== WHAT IS EXPECTED ==
Print the lines of the listing below verbatim from its first line through the line bearing "(p12) at (706,597)". Any pictures are to be omitted.
begin DATASET EXCERPT
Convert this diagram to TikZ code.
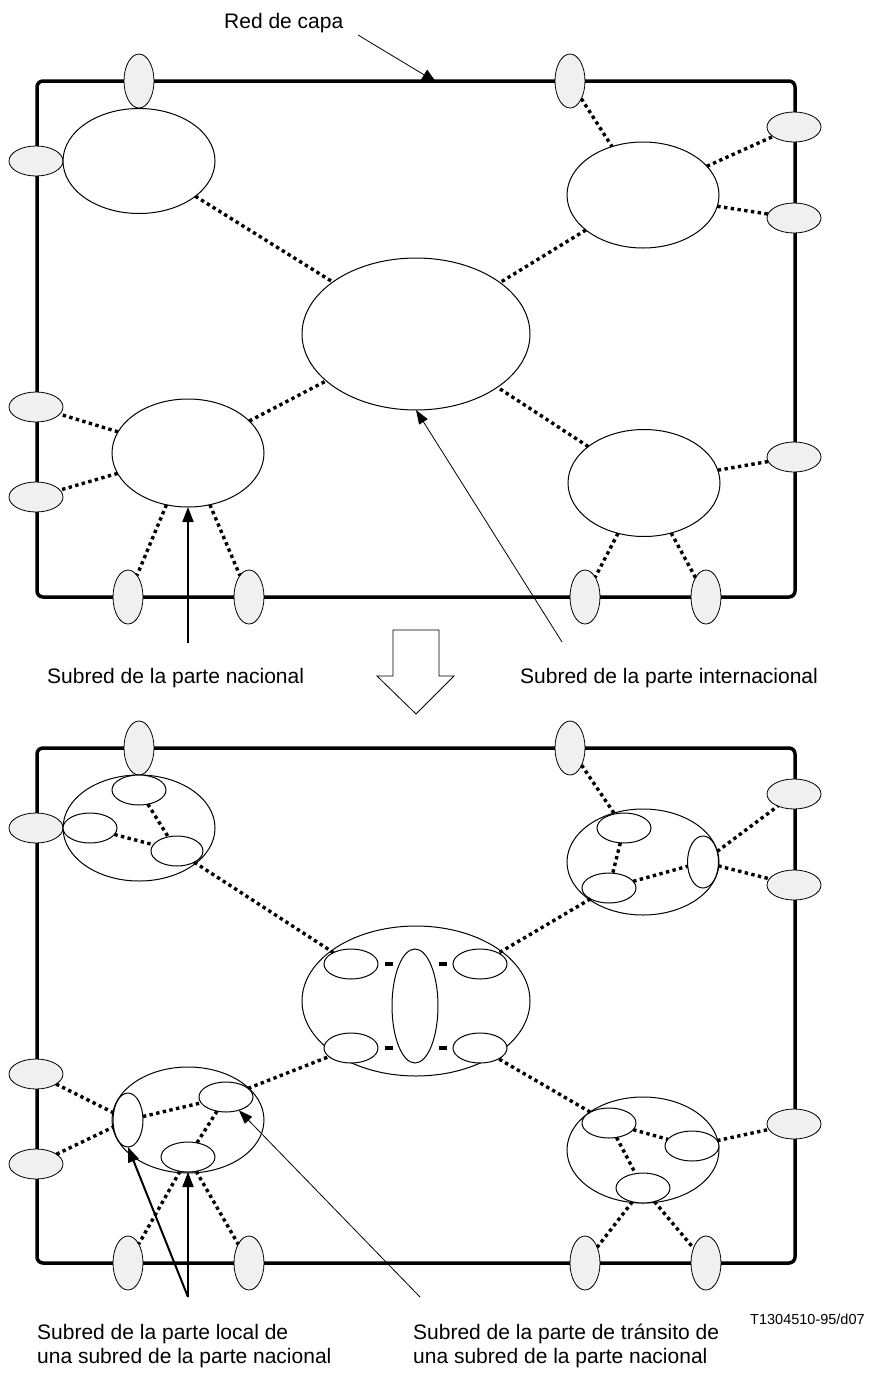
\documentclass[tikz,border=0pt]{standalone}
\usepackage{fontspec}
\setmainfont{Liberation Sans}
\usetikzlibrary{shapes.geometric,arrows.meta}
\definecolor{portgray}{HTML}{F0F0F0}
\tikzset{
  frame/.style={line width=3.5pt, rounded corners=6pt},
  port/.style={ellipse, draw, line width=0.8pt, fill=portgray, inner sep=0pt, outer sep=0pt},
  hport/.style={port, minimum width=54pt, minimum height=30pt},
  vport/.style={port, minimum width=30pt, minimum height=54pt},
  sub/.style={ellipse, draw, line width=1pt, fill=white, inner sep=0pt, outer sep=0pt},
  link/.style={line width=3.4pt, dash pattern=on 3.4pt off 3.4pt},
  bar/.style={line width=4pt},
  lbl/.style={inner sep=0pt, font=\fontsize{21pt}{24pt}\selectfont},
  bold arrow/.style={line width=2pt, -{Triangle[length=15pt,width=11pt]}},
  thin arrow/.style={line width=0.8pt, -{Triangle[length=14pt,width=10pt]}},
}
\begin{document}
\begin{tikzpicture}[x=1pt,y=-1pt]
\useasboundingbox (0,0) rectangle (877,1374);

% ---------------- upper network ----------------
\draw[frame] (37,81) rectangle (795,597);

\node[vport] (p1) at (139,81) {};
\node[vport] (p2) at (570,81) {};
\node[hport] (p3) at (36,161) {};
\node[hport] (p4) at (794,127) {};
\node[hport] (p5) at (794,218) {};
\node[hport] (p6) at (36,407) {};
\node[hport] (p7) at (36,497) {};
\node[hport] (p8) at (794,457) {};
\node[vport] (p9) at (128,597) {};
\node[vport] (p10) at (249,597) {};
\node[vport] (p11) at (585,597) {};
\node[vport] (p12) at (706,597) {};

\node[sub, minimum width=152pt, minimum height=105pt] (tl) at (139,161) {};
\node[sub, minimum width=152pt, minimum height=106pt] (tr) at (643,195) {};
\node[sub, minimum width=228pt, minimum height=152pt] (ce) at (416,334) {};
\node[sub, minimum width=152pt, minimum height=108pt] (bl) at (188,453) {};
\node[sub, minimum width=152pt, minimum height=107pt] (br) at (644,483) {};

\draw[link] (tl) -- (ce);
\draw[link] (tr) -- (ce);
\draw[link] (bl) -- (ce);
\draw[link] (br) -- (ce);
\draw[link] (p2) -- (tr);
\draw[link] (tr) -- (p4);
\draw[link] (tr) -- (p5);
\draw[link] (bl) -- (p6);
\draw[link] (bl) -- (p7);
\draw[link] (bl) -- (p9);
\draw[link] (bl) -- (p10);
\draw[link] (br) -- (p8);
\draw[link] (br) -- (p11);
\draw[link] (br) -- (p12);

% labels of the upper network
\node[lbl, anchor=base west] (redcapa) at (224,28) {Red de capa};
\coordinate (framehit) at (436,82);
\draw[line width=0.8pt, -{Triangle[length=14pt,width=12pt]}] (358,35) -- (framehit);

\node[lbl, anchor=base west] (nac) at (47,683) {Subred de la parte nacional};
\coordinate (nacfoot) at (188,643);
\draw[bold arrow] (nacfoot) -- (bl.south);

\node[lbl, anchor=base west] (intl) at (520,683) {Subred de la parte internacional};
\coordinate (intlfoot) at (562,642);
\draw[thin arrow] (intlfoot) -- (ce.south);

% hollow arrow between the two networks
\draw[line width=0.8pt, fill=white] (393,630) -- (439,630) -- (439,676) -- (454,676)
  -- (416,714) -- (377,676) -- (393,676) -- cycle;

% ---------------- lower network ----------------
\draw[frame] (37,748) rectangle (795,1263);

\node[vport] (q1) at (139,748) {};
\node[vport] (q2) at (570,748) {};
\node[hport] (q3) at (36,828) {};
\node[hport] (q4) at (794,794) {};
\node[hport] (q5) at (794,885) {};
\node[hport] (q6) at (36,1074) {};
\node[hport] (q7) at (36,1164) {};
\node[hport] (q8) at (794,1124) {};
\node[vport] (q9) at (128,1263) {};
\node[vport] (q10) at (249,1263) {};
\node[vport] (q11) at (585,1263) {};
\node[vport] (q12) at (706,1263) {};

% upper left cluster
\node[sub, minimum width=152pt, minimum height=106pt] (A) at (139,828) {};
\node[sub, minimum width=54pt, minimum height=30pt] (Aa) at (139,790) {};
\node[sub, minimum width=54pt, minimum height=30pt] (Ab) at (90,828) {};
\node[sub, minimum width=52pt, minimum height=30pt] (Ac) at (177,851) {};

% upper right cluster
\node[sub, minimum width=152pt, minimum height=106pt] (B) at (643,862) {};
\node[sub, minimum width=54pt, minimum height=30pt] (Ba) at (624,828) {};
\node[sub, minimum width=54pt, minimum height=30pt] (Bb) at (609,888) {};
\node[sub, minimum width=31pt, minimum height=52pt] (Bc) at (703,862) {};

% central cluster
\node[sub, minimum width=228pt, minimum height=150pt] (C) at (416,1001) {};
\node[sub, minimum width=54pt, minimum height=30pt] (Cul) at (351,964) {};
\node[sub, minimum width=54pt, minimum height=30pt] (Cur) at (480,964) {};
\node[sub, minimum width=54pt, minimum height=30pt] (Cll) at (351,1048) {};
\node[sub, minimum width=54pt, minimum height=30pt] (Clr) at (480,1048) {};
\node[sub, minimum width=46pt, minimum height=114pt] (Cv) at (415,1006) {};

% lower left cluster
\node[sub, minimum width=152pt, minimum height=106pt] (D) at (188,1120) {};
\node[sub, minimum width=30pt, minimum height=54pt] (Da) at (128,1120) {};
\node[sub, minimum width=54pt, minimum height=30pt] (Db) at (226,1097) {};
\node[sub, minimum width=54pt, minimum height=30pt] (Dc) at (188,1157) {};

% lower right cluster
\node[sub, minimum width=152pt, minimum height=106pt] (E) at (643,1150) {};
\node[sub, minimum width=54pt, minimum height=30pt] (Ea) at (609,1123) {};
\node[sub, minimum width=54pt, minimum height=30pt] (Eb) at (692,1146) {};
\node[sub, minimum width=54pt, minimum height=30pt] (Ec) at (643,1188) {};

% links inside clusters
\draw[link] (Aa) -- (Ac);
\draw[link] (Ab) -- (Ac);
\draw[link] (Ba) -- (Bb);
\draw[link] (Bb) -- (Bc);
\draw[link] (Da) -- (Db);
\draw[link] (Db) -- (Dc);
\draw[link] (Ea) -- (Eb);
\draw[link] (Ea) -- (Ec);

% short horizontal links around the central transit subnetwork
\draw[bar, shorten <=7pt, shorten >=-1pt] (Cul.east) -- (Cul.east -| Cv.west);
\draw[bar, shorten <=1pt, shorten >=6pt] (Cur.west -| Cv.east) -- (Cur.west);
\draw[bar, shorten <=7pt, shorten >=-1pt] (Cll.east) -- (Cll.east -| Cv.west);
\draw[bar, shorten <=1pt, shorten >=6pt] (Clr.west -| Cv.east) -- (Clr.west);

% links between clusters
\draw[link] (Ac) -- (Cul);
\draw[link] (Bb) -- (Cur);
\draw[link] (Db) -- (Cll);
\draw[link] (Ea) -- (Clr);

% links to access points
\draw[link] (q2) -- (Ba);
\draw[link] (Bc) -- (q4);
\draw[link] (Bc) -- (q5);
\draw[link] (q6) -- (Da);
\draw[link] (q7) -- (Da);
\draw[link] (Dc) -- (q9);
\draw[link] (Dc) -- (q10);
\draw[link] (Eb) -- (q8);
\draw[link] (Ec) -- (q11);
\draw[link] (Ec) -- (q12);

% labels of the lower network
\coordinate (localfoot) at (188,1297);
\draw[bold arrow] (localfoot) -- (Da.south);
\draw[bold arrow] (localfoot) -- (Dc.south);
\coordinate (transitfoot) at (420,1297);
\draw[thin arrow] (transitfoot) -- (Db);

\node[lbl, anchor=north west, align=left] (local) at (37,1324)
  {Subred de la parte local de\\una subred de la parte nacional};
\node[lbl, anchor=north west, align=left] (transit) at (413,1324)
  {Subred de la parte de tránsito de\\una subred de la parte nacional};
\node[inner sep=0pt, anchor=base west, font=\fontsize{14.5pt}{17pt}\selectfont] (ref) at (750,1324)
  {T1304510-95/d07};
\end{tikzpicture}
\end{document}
end DATASET EXCERPT
== TASK SOLUTION ==
Convert this diagram to TikZ code.
\documentclass[tikz,border=0pt]{standalone}
\usepackage{fontspec}
\setmainfont{Liberation Sans}
\usetikzlibrary{shapes.geometric,arrows.meta}
\definecolor{portgray}{HTML}{F0F0F0}
\tikzset{
  frame/.style={line width=3.5pt, rounded corners=6pt},
  port/.style={ellipse, draw, line width=0.8pt, fill=portgray, inner sep=0pt, outer sep=0pt},
  hport/.style={port, minimum width=54pt, minimum height=30pt},
  vport/.style={port, minimum width=30pt, minimum height=54pt},
  sub/.style={ellipse, draw, line width=1pt, fill=white, inner sep=0pt, outer sep=0pt},
  link/.style={line width=3.4pt, dash pattern=on 3.4pt off 3.4pt},
  bar/.style={line width=4pt},
  lbl/.style={inner sep=0pt, font=\fontsize{21pt}{24pt}\selectfont},
  bold arrow/.style={line width=2pt, -{Triangle[length=15pt,width=11pt]}},
  thin arrow/.style={line width=0.8pt, -{Triangle[length=14pt,width=10pt]}},
}
\begin{document}
\begin{tikzpicture}[x=1pt,y=-1pt]
\useasboundingbox (0,0) rectangle (877,1374);

% ---------------- upper network ----------------
\draw[frame] (37,81) rectangle (795,597);

\node[vport] (p1) at (139,81) {};
\node[vport] (p2) at (570,81) {};
\node[hport] (p3) at (36,161) {};
\node[hport] (p4) at (794,127) {};
\node[hport] (p5) at (794,218) {};
\node[hport] (p6) at (36,407) {};
\node[hport] (p7) at (36,497) {};
\node[hport] (p8) at (794,457) {};
\node[vport] (p9) at (128,597) {};
\node[vport] (p10) at (249,597) {};
\node[vport] (p11) at (585,597) {};
\node[vport] (p12) at (706,597) {};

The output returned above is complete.